Records supplied:
-.-.-
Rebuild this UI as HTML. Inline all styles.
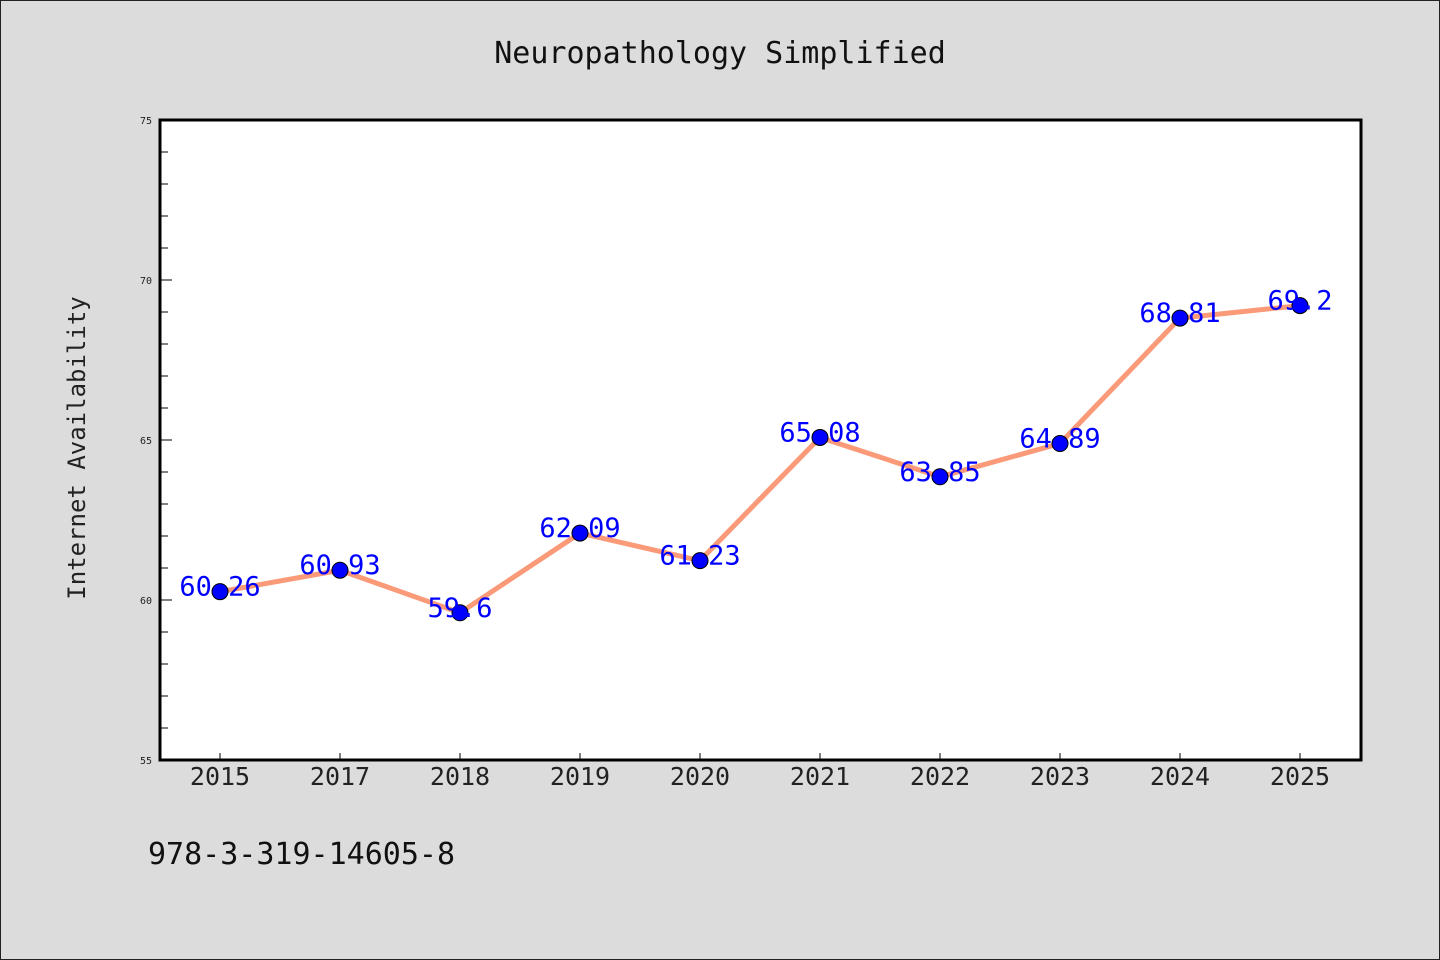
<!DOCTYPE html>
<html><head><meta charset="utf-8"><style>
body{margin:0;background:#dcdcdc;}
svg{display:block;font-family:"DejaVu Sans Mono","Liberation Mono",monospace;}
</style></head><body>
<svg id="chart" width="1440" height="960">
<rect x="0.5" y="0.5" width="1439" height="959" fill="#dcdcdc" stroke="#222"/>
<text x="720" y="63" text-anchor="middle" font-size="30" fill="#111">Neuropathology Simplified</text>
<text transform="translate(85,448) rotate(-90)" text-anchor="middle" font-size="24" fill="#222">Internet Availability</text>
<text x="148" y="864" font-size="30" fill="#111">978-3-319-14605-8</text>
<rect x="160" y="120" width="1201" height="640" fill="#fff"/>
<g id="marks"></g>
<rect x="160" y="120" width="1201" height="640" fill="none" stroke="#000" stroke-width="3"/>
</svg>
<script>
const categories=["2015","2017","2018","2019","2020","2021","2022","2023","2024","2025"];
const values=[60.26,60.93,59.6,62.09,61.23,65.08,63.85,64.89,68.81,69.2];
const valueLabels=["60.26","60.93","59.6","62.09","61.23","65.08","63.85","64.89","68.81","69.2"];
const yTicks=[55,60,65,70,75];
const yMin=55,yMax=75;
const ns="http://www.w3.org/2000/svg";
const g=document.getElementById('marks');
const X=i=>220+i*120;
const Y=v=>760-(v-yMin)/(yMax-yMin)*640;
function mk(t,a){const e=document.createElementNS(ns,t);for(const k in a)e.setAttribute(k,a[k]);g.appendChild(e);return e;}
for(let v=yMin;v<=yMax;v++){
 const major=yTicks.includes(v);
 const l=mk('line',{x1:160,x2:major?172:168,y1:Y(v),y2:Y(v),stroke:'#000','stroke-width':1});
 
 
}
yTicks.forEach(v=>{
 const t=mk('text',{x:152,y:Y(v)+4,'text-anchor':'end','font-size':10,fill:'#222'});t.textContent=v;
 
 
});
categories.forEach((c,i)=>{
 const l=mk('line',{x1:X(i),x2:X(i),y1:760,y2:753,stroke:'#000'});
 
 
 const t=mk('text',{x:X(i),y:785,'text-anchor':'middle','font-size':25,fill:'#222'});t.textContent=c;
 
 
});
const p=mk('polyline',{points:values.map((v,i)=>X(i)+','+Y(v)).join(' '),fill:'none',stroke:'#fa9a78','stroke-width':5,'stroke-linejoin':'round'});


values.forEach((v,i)=>{
 const c=mk('circle',{cx:X(i),cy:Y(v),r:8,fill:'#0000ff',stroke:'#000','stroke-width':1});
 
 
});
values.forEach((v,i)=>{
 const t=mk('text',{x:X(i),y:Y(v)+4,'text-anchor':'middle','font-size':27,fill:'#0000ff'});t.textContent=valueLabels[i];
 
 
});
</script>
</body></html>
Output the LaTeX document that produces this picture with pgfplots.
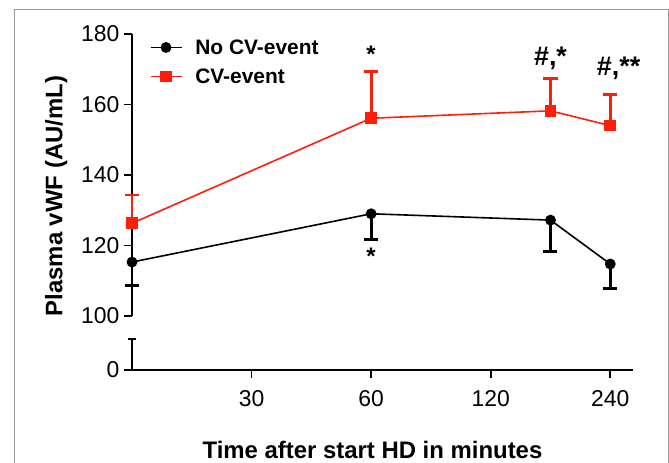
\documentclass[border=0pt]{standalone}
\usepackage{pgfplots}
\pgfplotsset{compat=1.18}
\usepackage{fontspec}
\setmainfont{Liberation Sans}

\definecolor{cvred}{RGB}{255,30,10}

% points: black = No CV-event (lower error only), red = CV-event (upper error only)
\pgfplotstableread{
x    y      e
0    115.3  6.7
2    129.0  7.2
3.5  127.2  9.0
4    114.75 7.0
}\nocv
\pgfplotstableread{
x    y      e
0    126.3  8.0
2    156.1  13.2
3.5  158.2  9.1
4    154.0  8.9
}\cv

\pgfplotsset{
  brk/.style={
    scale only axis, width=501bp,
    xmin=0, xmax=4.19,
    axis y line*=left,
    axis line style={line width=1.6bp, -},
    tick align=outside, major tick length=8bp,
    tick style={line width=1.6bp, black},
    ticklabel style={font=\fontsize{23}{26}\selectfont},
    /pgf/number format/assume math mode=true,
    clip=false,
  },
}

\begin{document}
\begin{tikzpicture}
\draw[gray!80, line width=1bp] (14bp,-20bp) rectangle (668bp,453bp);

% upper part 100-180
\begin{axis}[brk,
  at={(132bp,147bp)}, anchor=origin, height=282bp,
  axis x line=none,
  ymin=100, ymax=180, ytick={100,120,...,180},
  yticklabel style={xshift=-1bp},
  ylabel={\bfseries Plasma vWF (AU/mL)},
  ylabel style={font=\fontsize{24}{26}\selectfont, at={(ticklabel cs:0.425)}},
  ylabel shift=7bp,
  legend style={draw=none, fill=none, at={(rel axis cs:0.035,0.985)}, anchor=north west,
    font=\fontsize{21}{24}\selectfont\bfseries, row sep=11bp, inner sep=0pt,
    nodes={inner sep=1bp},
    /tikz/column 1/.style={column sep=12bp}},
  legend cell align=left,
  legend image code/.code={\draw[mark repeat=2,mark phase=2,#1]
    plot coordinates {(0bp,0bp) (15.5bp,0bp) (31bp,0bp)};},
]
\addplot[black, line width=1.6bp, mark=*, mark size=4.6bp,
  error bars/.cd, y dir=minus, y explicit,
  error bar style={line width=2.8bp},
  error mark options={rotate=90, mark size=7bp, line width=2.8bp}]
  table[x=x, y=y, y error=e] {\nocv};
\addplot[cvred, line width=1.6bp, mark=square*, mark size=5bp,
  error bars/.cd, y dir=plus, y explicit,
  error bar style={line width=2.8bp},
  error mark options={rotate=90, mark size=7bp, line width=2.8bp}]
  table[x=x, y=y, y error=e] {\cv};
\legend{No CV-event, CV-event}

\node[font=\fontsize{24}{26}\selectfont\bfseries] at (axis cs:2,174.3) {*};
\node[font=\fontsize{27}{29}\selectfont\bfseries] at (axis cs:3.5,173.2) {\#,*};
\node[font=\fontsize{27}{29}\selectfont\bfseries] at (axis cs:4.07,170.3) {\#,**};
\node[font=\fontsize{24}{26}\selectfont\bfseries] at (axis cs:2,117) {*};
\end{axis}

% lower part with x axis
\begin{axis}[brk,
  at={(132bp,93bp)}, anchor=origin, height=31bp,
  axis x line*=bottom,
  ymin=0, ymax=1, ytick={0}, yticklabels={0},
  extra y ticks={1}, extra y tick labels={},
  extra y tick style={tick align=center},
  yticklabel style={xshift=-1bp},
  xtick={1,2,3,4}, xticklabels={30,60,120,240},
  xticklabel style={yshift=-9bp},
  xlabel={\bfseries Time after start HD in minutes},
  xlabel style={font=\fontsize{24}{26}\selectfont, yshift=-28bp, xshift=-10bp},
]
\end{axis}

\pgfresetboundingbox
\path[use as bounding box] (0bp,0bp) rectangle (669bp,463bp);
\end{tikzpicture}
\end{document}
-.-.-
Work to complete: Write out every line from the entries where "this" appears.

Expected answer:
Rebuild this UI as HTML. Inline all styles.
Output the LaTeX document that produces this picture with pgfplots.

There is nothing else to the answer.